Почти неслышно закрывается дверь, Татьяна исчезает в полутемных сенях, потом, как бы всплыв под солнце, промелькивает оранжевым пятном в окнах дома, быстро идет через улицу к своему двору, и Яропольцев, сидя недвижно, смотрит ей вслед, понемногу отстраняясь от только что наговоренного, перечувствованного, ради более важного, ни на минуту не теряемого им в ощущении. Чего?

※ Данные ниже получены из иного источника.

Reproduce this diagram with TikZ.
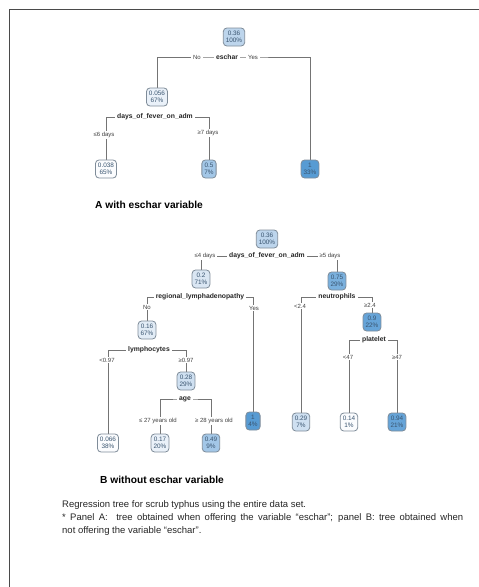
\documentclass[tikz,border=0pt]{standalone}
\usepackage{fontspec}
\setmainfont{Liberation Sans}
\usetikzlibrary{backgrounds}
\definecolor{nodeborder}{HTML}{7F8C99}
\definecolor{nodetext}{HTML}{3A5570}
\definecolor{linegray}{HTML}{747474}
\definecolor{framegray}{HTML}{4A4A4A}
\definecolor{fw}{HTML}{FBFCFE}
\definecolor{fa}{HTML}{EAF1F9}
\definecolor{fb}{HTML}{E2ECF6}
\definecolor{fc}{HTML}{DAE6F3}
\definecolor{fd}{HTML}{CFE0F1}
\definecolor{fe}{HTML}{BDD5EC}
\definecolor{ff}{HTML}{A3C7E7}
\definecolor{fg}{HTML}{7AB0DD}
\definecolor{fh}{HTML}{66A4D8}
\definecolor{fi}{HTML}{579BD3}
\begin{document}
\begin{tikzpicture}[x=1pt,y=-1pt,
  tnode/.style={draw=nodeborder, rounded corners=3.5pt, line width=0.8pt, inner xsep=2.5pt, inner ysep=1.5pt,
    align=center, font=\fontsize{6.4}{6.8}\selectfont, text=nodetext, minimum height=18pt},
  splitlab/.style={fill=white, inner xsep=2pt, inner ysep=1pt, font=\fontsize{6.8}{7}\selectfont\bfseries, text=black!85},
  elab/.style={fill=white, inner xsep=1.5pt, inner ysep=1pt, font=\fontsize{6}{6.5}\selectfont, text=black!75},
  conn/.style={draw=linegray, line width=0.9pt},
  titletext/.style={anchor=west, inner sep=0pt, font=\fontsize{10.2}{11}\selectfont\bfseries},
  captext/.style={anchor=west, inner sep=0pt, font=\fontsize{9.5}{10}\selectfont, text=black!85}]
\useasboundingbox (0,0) rectangle (479,587);
\draw[framegray, line width=1pt] (479,9) -- (9,9) -- (9,587);

% ---------- Tree A ----------
\node[tnode, fill=fe] (a0) at (234,37) {0.36\\100\%};
\node[tnode, fill=fa] (a1) at (157,97) {0.056\\67\%};
\node[tnode, fill=fi] (a2) at (310,169) {1\\33\%};
\node[tnode, fill=fw] (a3) at (106,169) {0.038\\65\%};
\node[tnode, fill=ff] (a4) at (209,169) {0.5\\7\%};

\node[splitlab] (sa0) at (227,57) {eschar};
\node[elab, inner xsep=2.5pt] (la0n) at (197,57) {No};
\node[elab, inner xsep=2.5pt] (la0y) at (253,57) {Yes};
\node[splitlab] (sa1) at (155,117) {days\_of\_fever\_on\_adm};
\node[elab] (la1n) at (104,135) {≤6 days};
\node[elab] (la1y) at (208,133) {≥7 days};

\node[titletext] (ta) at (95,205) {A with eschar variable};

% ---------- Tree B ----------
\node[tnode, fill=fe] (b0) at (267,239) {0.36\\100\%};
\node[tnode, fill=fc] (b1) at (201,279) {0.2\\71\%};
\node[tnode, fill=fg] (b2) at (337,281) {0.75\\29\%};
\node[tnode, fill=fb] (b3) at (147,330) {0.16\\67\%};
\node[tnode, fill=fi] (b4) at (253,421) {1\\4\%};
\node[tnode, fill=fw] (b5) at (108,443) {0.066\\38\%};
\node[tnode, fill=fd] (b6) at (186,381) {0.28\\29\%};
\node[tnode, fill=fa] (b7) at (160,443) {0.17\\20\%};
\node[tnode, fill=ff] (b8) at (211,443) {0.49\\9\%};
\node[tnode, fill=fd] (b9) at (301,422) {0.29\\7\%};
\node[tnode, fill=fh] (b10) at (372,322) {0.9\\22\%};
\node[tnode, fill=fw] (b11) at (349,422) {0.14\\1\%};
\node[tnode, fill=fh] (b12) at (397,422) {0.94\\21\%};

\node[splitlab] (sb0) at (267,256) {days\_of\_fever\_on\_adm};
\node[elab] (lb0n) at (205,256) {≤4 days};
\node[elab] (lb0y) at (330,256) {≥5 days};
\node[splitlab] (sb1) at (200,297) {regional\_lymphadenopathy};
\node[elab] (lb1n) at (147,307) {No};
\node[elab] (lb1y) at (254,308) {Yes};
\node[splitlab] (sb3) at (149,350) {lymphocytes};
\node[elab] (lb3n) at (107,360) {<0.97};
\node[elab] (lb3y) at (186,360) {≥0.97};
\node[splitlab] (sb6) at (185,399) {age};
\node[elab] (lb6n) at (158,421) {≤ 27 years old};
\node[elab] (lb6y) at (214,421) {≥ 28 years old};
\node[splitlab] (sb2) at (337,297) {neutrophils};
\node[elab] (lb2n) at (300,306) {<2.4};
\node[elab] (lb2y) at (370,305) {≥2.4};
\node[splitlab] (sb10) at (374,340) {platelet};
\node[elab] (lb10n) at (348,357) {<47};
\node[elab] (lb10y) at (397,357) {≥47};

\node[titletext] (tb) at (100,480) {B without eschar variable};

\node[captext] (c1) at (62,505) {Regression tree for scrub typhus using the entire data set.};
\node[captext] (c2) at (62,518) {\makebox[401pt][s]{* Panel A:\ \ tree obtained when offering the variable “eschar”; panel B: tree obtained when}};
\node[captext] (c3) at (62,531) {not offering the variable “eschar”.};

% ---------- connectors ----------
\begin{scope}[on background layer]
\draw[conn] (a1.north) |- (sa0.center) -| (a2.north);
\draw[conn] (a3.north) |- (sa1.center) -| (a4.north);
\draw[conn] (b1.north) |- (sb0.center) -| (b2.north);
\draw[conn] (b3.north) |- (sb1.center) -| (b4.north);
\draw[conn] (b5.north) |- (sb3.center) -| (b6.north);
\draw[conn] (b7.north) |- (sb6.center) -| (b8.north);
\draw[conn] (b9.north) |- (sb2.center) -| (b10.north);
\draw[conn] (b11.north) |- (sb10.center) -| (b12.north);
\end{scope}
\end{tikzpicture}
\end{document}
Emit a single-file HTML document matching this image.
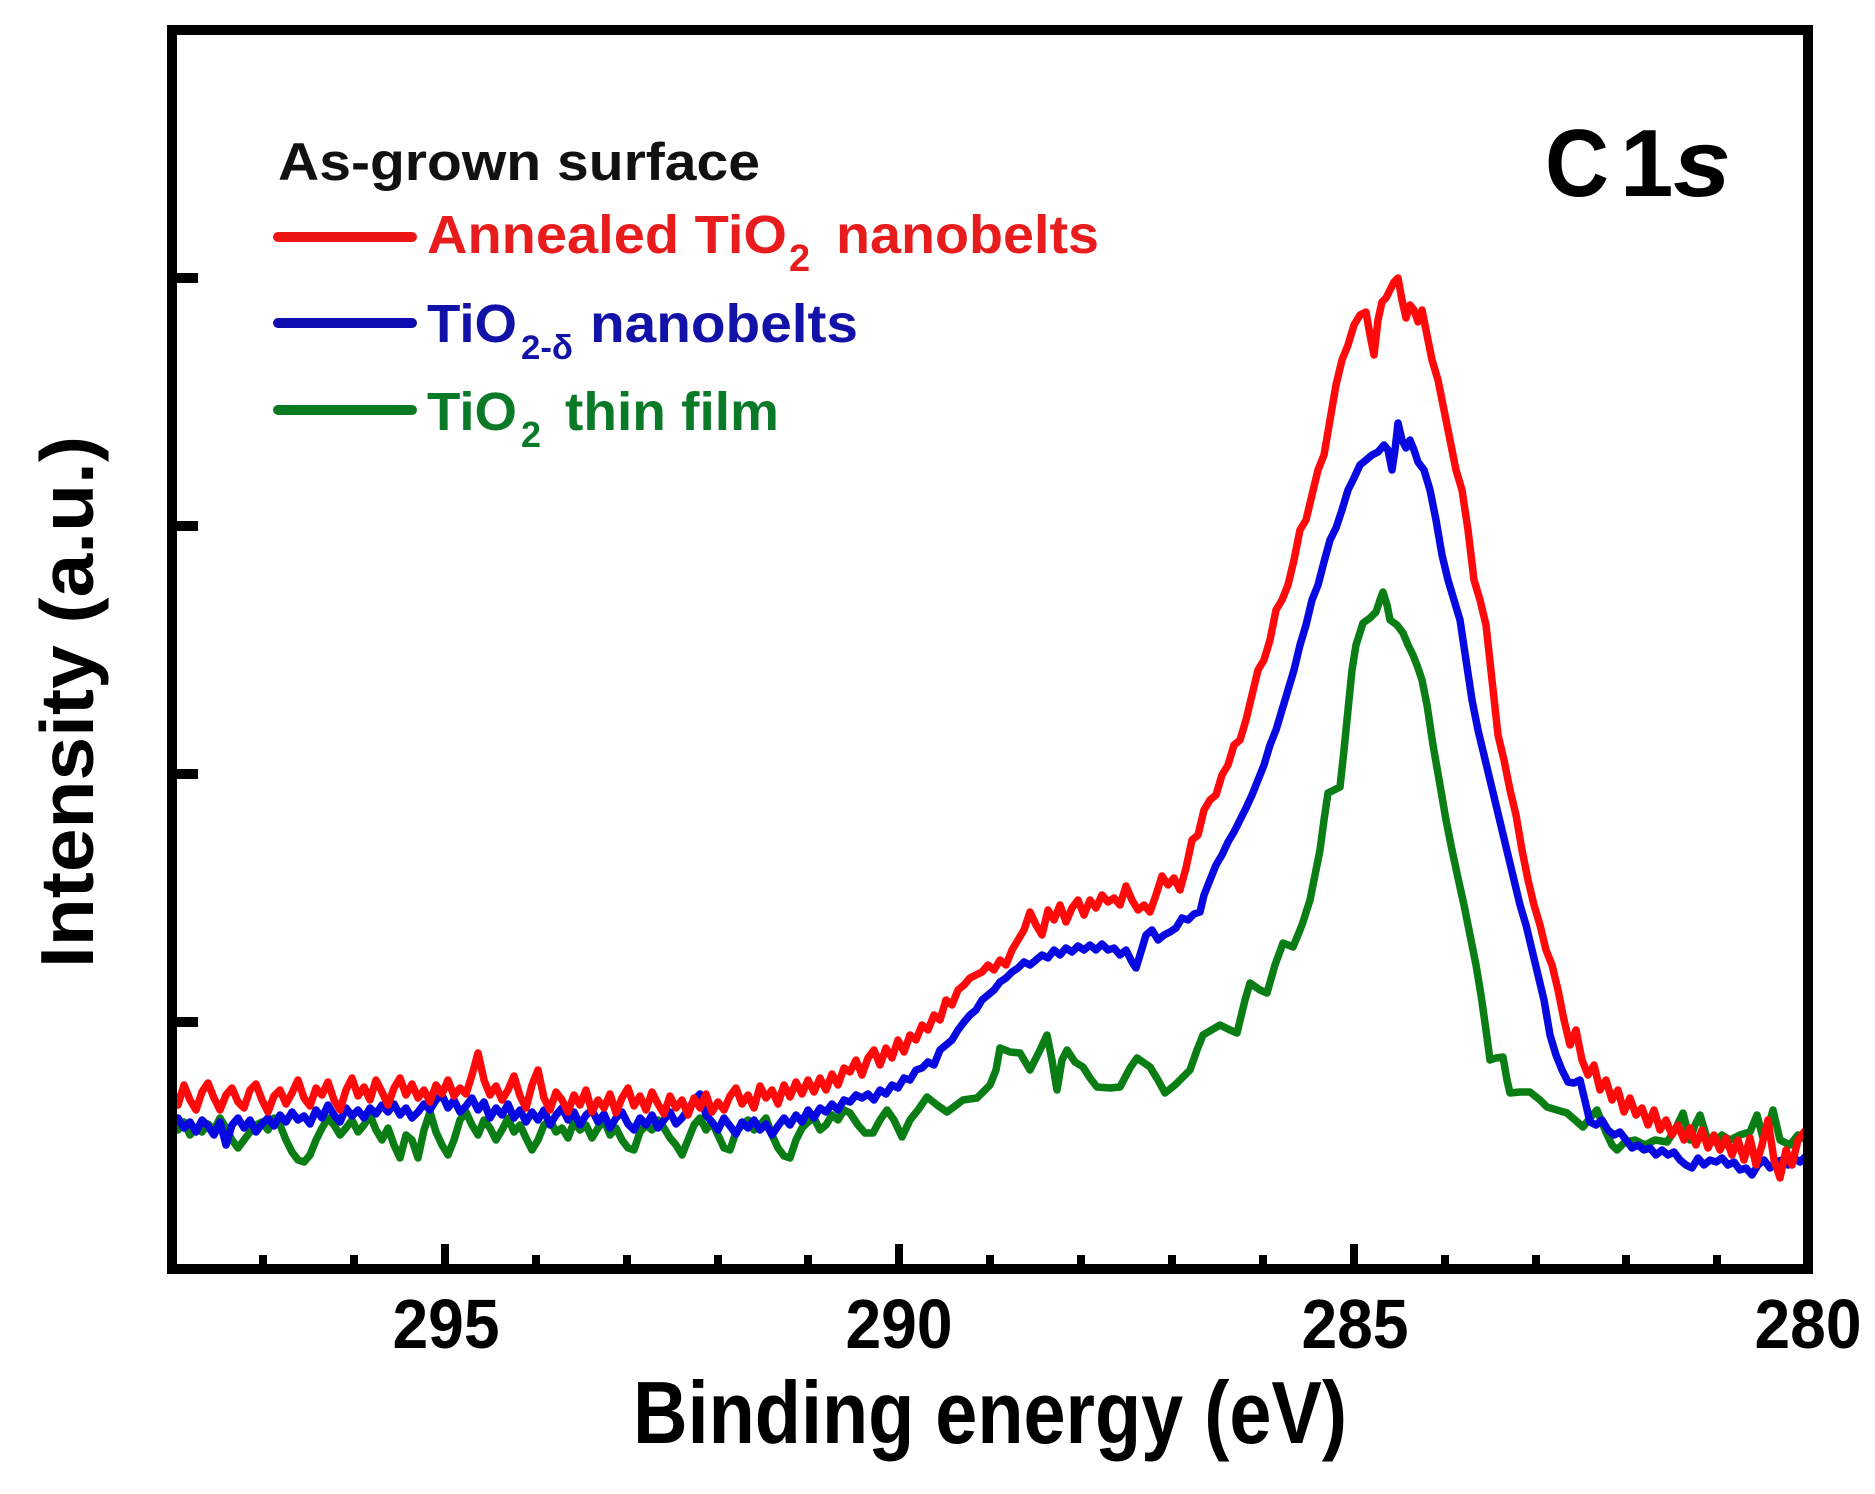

Присутствия Аверьяна, конечно.
Ты здесь, учитель? Я испугался даже: не ушел ли ты от меня, из моего дома потихоньку, вдоволь наслушавшись моих философствований? Но сразу и подумалось: все это тебе должно быть интересно — наше, современное, местное. Тебе тому, молодому. И мысль мгновенная явилась тут же, этаким просветлением в голове: если я наполню жизнью временное пространство между тобой молодым и старым, вы наконец соединитесь в одного, цельного Аверьяна Ивановича Постникова. Буду стараться. Но и ты помогай мне, участвуй, так сказать, в процессе познания реальной действительности.
Скажи, как тебе понравилась Таня? Говорю — «понравилась», ибо не понравиться вовсе она тебе не может: не кокетка, не лгунья, не старается казаться умнее себя самой… Как думаешь, из таких молодых женщин и мужчин не сложится ли наконец сельская интеллигенция — прочная, с особенным, сельским складом ума, со своим образом жизни, сельской широтой души? Они учились в больших городах, но больше любят села. Им мало еще понятно, и они не чувствуют себя интеллигентами, самостоятельно мыслящими, внутренне свободными. Да где их много? Только не надо присылать к нам горожан отрабатывать (отбывать!) послеинститутские сроки — им неуютно среди мужиков и баб, на немощеных улицах с коровьими пахучими лепехами, или, как у нас, в неистребимых рыбьих «ароматах»: не люди, так собаки бросают где ни попадя рыбьи хвосты и головы. Им плохо у нас, нашим — у них: живут в бетонных башнях, вознесенные над землей, тоскуют по отцовским дворам, траве, запаху тех же коровьих лепех… Селяне, возвращайтесь домой! Словом, Аверьян, я за город и за деревню. Пусть они сближаются, но не пожирают друг друга, именно: выживут в дружбе. Кому нужен сплошной город на Земле? Я хотел сказать — и сплошная деревня. Но подумал: если люди не уничтожат себя в ядерной войне, не задохнутся в отравленной ими же атмосфере, то потом, в отдаленном будущем, станут жить среди природы по всей планете, рассеявшись, как бы в одном сверхцивилизованном селении.